**SUPPLIED MATERIAL**
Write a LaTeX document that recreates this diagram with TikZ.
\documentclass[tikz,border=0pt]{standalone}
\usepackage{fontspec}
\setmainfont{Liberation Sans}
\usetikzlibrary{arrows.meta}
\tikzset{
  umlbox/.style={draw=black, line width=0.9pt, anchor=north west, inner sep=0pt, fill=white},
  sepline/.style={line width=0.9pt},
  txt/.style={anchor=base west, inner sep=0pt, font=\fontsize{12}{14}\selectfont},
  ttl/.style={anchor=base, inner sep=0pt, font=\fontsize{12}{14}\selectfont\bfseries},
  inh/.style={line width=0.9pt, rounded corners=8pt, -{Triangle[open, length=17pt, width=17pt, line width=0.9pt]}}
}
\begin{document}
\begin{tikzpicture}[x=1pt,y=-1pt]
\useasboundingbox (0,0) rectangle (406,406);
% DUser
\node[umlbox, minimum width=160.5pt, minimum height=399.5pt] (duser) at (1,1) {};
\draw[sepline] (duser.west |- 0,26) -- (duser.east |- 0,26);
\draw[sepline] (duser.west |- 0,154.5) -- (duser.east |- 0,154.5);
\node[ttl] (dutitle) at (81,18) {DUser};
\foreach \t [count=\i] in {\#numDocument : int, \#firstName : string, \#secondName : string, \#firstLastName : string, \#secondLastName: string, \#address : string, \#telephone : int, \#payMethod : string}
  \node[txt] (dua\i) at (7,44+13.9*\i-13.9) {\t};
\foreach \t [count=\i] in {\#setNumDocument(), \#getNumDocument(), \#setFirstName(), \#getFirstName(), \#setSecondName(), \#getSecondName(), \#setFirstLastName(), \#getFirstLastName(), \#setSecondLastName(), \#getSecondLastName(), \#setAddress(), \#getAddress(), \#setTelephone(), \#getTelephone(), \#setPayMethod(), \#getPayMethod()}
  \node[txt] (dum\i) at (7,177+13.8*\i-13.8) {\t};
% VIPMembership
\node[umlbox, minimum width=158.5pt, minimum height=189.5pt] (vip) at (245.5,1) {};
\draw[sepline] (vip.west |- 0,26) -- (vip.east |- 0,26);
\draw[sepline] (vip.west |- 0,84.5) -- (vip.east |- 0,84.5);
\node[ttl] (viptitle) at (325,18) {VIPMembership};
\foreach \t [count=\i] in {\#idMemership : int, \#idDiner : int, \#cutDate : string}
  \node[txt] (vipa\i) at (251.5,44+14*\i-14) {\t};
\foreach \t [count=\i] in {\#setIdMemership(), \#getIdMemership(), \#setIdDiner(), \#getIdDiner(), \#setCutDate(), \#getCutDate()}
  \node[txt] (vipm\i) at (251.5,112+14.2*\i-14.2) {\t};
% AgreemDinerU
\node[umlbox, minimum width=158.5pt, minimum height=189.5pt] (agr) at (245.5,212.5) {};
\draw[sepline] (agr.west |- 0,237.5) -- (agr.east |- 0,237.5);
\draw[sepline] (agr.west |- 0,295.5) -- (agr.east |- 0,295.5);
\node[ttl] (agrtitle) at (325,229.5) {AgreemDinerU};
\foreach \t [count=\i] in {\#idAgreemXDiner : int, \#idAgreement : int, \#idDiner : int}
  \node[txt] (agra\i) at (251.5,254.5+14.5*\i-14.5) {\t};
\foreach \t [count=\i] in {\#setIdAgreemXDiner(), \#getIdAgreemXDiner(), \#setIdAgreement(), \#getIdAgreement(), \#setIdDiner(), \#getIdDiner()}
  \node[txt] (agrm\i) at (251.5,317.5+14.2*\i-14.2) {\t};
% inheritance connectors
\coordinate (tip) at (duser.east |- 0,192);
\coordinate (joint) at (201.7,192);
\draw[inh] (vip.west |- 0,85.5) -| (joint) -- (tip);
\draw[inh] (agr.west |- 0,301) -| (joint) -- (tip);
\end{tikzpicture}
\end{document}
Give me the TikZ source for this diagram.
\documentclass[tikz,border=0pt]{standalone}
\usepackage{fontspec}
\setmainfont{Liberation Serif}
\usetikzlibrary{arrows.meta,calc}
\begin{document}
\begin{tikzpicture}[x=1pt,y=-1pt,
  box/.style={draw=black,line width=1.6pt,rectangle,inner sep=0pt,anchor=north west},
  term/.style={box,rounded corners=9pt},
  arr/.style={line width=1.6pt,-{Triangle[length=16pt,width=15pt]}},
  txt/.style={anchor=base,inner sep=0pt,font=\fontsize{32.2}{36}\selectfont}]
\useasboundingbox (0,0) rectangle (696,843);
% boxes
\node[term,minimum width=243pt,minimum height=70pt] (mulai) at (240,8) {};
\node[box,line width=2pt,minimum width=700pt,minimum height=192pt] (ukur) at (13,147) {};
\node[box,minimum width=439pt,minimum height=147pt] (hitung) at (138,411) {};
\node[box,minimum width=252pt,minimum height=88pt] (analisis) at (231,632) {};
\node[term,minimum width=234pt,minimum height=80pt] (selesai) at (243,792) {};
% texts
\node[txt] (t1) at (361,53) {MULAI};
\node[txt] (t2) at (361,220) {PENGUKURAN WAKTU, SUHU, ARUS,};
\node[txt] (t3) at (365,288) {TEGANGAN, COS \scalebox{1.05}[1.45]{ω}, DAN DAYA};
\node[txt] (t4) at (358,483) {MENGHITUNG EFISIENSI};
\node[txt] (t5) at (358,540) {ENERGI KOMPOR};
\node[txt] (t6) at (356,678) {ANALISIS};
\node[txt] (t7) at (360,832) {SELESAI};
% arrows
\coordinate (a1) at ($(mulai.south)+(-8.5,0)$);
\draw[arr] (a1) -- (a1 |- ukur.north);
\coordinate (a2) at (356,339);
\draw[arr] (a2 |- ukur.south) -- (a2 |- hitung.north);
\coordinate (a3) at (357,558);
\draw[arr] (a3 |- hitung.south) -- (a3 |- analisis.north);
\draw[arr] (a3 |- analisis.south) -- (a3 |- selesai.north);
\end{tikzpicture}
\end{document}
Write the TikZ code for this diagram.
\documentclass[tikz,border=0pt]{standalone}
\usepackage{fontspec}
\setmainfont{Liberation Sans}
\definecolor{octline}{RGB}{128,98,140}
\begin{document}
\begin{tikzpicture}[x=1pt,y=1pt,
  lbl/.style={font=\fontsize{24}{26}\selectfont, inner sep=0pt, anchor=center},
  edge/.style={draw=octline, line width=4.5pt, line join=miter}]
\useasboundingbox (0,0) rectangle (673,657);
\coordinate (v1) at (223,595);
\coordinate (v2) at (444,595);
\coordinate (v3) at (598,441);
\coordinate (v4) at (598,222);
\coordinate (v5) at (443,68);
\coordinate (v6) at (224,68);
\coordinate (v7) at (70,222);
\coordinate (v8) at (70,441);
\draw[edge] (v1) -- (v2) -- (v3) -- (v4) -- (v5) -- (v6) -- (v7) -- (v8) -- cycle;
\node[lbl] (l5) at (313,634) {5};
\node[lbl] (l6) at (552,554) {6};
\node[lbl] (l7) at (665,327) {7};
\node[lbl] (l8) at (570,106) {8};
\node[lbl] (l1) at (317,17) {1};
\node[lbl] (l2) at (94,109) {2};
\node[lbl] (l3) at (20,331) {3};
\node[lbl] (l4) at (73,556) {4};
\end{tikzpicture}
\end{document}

**DIRECTION**
Write out exactly the lines starting with the one that holds "Write the TikZ code for this diagram." and running through the last line above.

**WRITTEN REPLY**
Write the TikZ code for this diagram.
\documentclass[tikz,border=0pt]{standalone}
\usepackage{fontspec}
\setmainfont{Liberation Sans}
\definecolor{octline}{RGB}{128,98,140}
\begin{document}
\begin{tikzpicture}[x=1pt,y=1pt,
  lbl/.style={font=\fontsize{24}{26}\selectfont, inner sep=0pt, anchor=center},
  edge/.style={draw=octline, line width=4.5pt, line join=miter}]
\useasboundingbox (0,0) rectangle (673,657);
\coordinate (v1) at (223,595);
\coordinate (v2) at (444,595);
\coordinate (v3) at (598,441);
\coordinate (v4) at (598,222);
\coordinate (v5) at (443,68);
\coordinate (v6) at (224,68);
\coordinate (v7) at (70,222);
\coordinate (v8) at (70,441);
\draw[edge] (v1) -- (v2) -- (v3) -- (v4) -- (v5) -- (v6) -- (v7) -- (v8) -- cycle;
\node[lbl] (l5) at (313,634) {5};
\node[lbl] (l6) at (552,554) {6};
\node[lbl] (l7) at (665,327) {7};
\node[lbl] (l8) at (570,106) {8};
\node[lbl] (l1) at (317,17) {1};
\node[lbl] (l2) at (94,109) {2};
\node[lbl] (l3) at (20,331) {3};
\node[lbl] (l4) at (73,556) {4};
\end{tikzpicture}
\end{document}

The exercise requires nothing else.